The effectiveness of these approaches is visible in downstream metrics. DOOH as a category is strongly action-oriented, with studies indicating that more than three-quarters of viewers take some form of action after exposure, from visiting restaurants and stores to engaging with mobile content. Digital billboards in particular are associated with sharp spikes in branded search, website visits and app activity following campaign launches, as advertisers connect exposure to subsequent online behavior through location and traffic analytics. When creative includes a clear, trackable call to action, attribution becomes even more precise.

Measurement has become a central selling point for interactive DOOH. Beyond traditional impression counts, networks now offer impression analytics, foot-traffic evaluation, sales lift analysis and cross-channel retargeting tied to exposure. Interactive billboards add engagement metrics—participation rates, completion rates, scans, sign-ups, shares—that align OOH more closely with digital performance benchmarks. For OOH specialists, this data is a powerful tool in conversations with performance-focused clients who may once have viewed outdoor as a “brand-only” medium.

Campaigns leveraging personalization and contextual relevance also showcase the unique strengths of interactive digital billboards. Location-aware creative can change not just by time or weather but by audience density or behavior patterns, serving different messages when a nearby event ends or when commuting patterns peak. When that context is combined with user interaction—for instance, serving personalized offers to people who have just scanned or tapped—a physical screen becomes the front door to a digital journey tailored in real time.

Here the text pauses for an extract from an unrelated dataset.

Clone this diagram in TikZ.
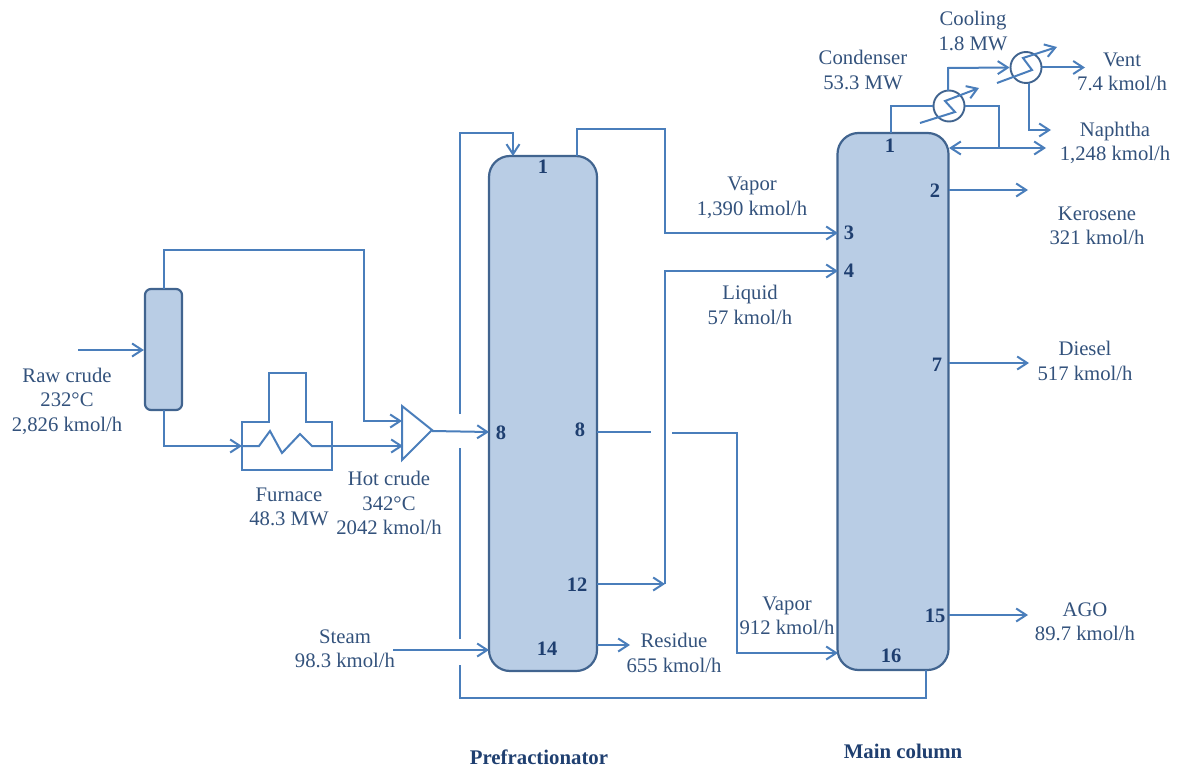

For advertisers, the creative challenge is to design interactions that are simple enough to understand in an instant but rewarding enough to motivate participation. Successful campaigns typically feature a single, bold prompt—“Scan to play,” “Vote to see the result live,” “Share to appear on this screen”—paired with strong visual cues and minimal copy. Emotional resonance also matters: digital OOH that uses humor, surprise or urgency has been shown to significantly increase engagement and conversion intent over purely informational messaging.

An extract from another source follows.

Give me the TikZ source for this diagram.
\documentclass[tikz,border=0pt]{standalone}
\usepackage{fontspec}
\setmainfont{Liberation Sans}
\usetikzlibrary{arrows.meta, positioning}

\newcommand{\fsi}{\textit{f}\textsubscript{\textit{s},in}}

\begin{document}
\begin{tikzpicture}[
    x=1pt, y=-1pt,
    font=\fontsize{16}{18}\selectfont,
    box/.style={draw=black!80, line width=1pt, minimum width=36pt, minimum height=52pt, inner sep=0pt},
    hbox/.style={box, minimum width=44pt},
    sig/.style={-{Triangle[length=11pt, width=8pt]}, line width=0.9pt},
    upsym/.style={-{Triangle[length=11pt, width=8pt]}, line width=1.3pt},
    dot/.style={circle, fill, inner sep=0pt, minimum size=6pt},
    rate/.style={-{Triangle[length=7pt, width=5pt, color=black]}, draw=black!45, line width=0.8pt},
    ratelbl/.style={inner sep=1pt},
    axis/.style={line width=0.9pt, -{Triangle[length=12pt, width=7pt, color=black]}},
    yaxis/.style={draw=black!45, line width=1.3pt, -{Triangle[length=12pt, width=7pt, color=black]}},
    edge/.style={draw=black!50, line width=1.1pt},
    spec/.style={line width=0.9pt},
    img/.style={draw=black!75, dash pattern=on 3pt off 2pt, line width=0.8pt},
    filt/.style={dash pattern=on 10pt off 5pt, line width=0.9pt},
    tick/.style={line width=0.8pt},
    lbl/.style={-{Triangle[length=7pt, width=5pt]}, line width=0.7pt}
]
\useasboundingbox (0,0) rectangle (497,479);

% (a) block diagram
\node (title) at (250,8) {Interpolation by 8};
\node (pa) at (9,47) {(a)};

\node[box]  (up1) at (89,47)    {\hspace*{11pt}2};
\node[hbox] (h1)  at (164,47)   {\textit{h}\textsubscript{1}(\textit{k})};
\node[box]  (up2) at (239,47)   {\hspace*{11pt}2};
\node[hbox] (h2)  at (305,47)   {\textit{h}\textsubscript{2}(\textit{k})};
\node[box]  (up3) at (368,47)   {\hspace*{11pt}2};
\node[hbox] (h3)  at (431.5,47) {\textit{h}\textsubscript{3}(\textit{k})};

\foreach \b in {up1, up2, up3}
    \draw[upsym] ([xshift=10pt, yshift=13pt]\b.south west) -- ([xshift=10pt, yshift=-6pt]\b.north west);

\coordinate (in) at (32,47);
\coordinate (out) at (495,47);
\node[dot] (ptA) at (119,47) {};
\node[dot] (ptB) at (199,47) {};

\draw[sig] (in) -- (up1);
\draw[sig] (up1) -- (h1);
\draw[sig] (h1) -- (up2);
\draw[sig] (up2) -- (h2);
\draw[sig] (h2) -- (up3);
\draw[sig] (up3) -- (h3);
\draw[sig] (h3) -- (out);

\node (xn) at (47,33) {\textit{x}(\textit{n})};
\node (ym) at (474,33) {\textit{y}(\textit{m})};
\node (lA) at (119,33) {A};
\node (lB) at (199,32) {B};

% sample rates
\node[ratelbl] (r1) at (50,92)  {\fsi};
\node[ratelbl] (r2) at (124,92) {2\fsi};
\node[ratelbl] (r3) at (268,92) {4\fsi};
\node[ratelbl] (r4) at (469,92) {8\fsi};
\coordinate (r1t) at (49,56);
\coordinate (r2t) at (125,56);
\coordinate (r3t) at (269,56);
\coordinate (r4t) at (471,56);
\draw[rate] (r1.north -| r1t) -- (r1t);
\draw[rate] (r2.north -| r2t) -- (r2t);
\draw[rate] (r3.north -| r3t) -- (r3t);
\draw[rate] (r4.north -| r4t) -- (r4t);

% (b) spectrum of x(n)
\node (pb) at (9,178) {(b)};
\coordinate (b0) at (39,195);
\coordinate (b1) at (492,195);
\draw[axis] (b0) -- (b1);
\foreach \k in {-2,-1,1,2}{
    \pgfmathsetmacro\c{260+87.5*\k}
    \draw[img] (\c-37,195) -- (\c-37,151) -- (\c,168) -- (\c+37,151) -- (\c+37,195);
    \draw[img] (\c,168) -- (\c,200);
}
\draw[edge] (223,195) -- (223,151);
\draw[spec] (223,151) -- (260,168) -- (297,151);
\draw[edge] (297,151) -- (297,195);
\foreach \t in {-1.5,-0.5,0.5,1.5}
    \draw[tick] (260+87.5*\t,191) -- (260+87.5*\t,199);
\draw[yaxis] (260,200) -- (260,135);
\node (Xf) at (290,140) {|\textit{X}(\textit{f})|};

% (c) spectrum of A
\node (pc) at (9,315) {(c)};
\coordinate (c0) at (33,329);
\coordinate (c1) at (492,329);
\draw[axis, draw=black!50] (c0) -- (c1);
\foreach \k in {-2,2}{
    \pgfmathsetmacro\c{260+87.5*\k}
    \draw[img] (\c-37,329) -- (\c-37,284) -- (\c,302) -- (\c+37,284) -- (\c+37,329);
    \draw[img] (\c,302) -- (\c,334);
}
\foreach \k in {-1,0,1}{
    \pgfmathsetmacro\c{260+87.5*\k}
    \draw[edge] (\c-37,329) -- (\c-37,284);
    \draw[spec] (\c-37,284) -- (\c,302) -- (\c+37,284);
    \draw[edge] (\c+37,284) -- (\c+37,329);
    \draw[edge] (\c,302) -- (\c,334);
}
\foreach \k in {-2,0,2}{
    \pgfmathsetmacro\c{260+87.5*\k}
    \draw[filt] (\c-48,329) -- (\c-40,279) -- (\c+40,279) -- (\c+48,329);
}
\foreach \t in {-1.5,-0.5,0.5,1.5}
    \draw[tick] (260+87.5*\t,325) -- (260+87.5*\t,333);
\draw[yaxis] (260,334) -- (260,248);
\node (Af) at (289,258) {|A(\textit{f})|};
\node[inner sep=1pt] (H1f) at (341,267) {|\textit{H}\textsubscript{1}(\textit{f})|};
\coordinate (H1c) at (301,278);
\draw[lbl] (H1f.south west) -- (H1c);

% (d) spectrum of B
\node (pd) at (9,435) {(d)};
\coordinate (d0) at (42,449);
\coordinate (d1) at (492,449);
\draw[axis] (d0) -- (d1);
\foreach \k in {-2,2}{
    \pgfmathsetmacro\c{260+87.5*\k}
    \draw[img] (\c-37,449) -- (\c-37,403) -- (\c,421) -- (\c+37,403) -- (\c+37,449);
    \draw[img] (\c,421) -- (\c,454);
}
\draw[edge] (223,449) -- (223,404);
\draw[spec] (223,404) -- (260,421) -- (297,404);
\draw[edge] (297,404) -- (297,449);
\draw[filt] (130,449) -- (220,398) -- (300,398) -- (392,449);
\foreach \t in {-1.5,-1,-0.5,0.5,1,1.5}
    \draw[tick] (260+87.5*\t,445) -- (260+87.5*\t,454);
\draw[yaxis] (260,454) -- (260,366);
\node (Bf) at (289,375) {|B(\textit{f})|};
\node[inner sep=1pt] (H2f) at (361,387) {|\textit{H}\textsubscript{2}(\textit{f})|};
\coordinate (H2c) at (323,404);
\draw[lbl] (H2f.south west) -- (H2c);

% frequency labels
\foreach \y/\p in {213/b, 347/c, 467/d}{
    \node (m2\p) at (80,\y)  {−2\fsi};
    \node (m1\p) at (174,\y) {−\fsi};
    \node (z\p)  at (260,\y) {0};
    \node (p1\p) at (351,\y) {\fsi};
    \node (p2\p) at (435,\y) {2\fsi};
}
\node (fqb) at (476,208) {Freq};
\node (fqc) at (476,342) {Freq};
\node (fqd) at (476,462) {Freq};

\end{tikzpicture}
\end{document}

As out-of-home continues its digital evolution, interactive billboards are redefining what a roadside, transit or city-center screen can do. With attention at a premium and digital fatigue driving many consumers away from cluttered online environments, a large-format, high-impact, responsive screen in the real world offers a rare combination: unavoidable presence, genuine participation and quantifiable outcomes. For brands and agencies, the question is less whether interactive digital billboards work, and more how quickly they can be integrated into the core media mix.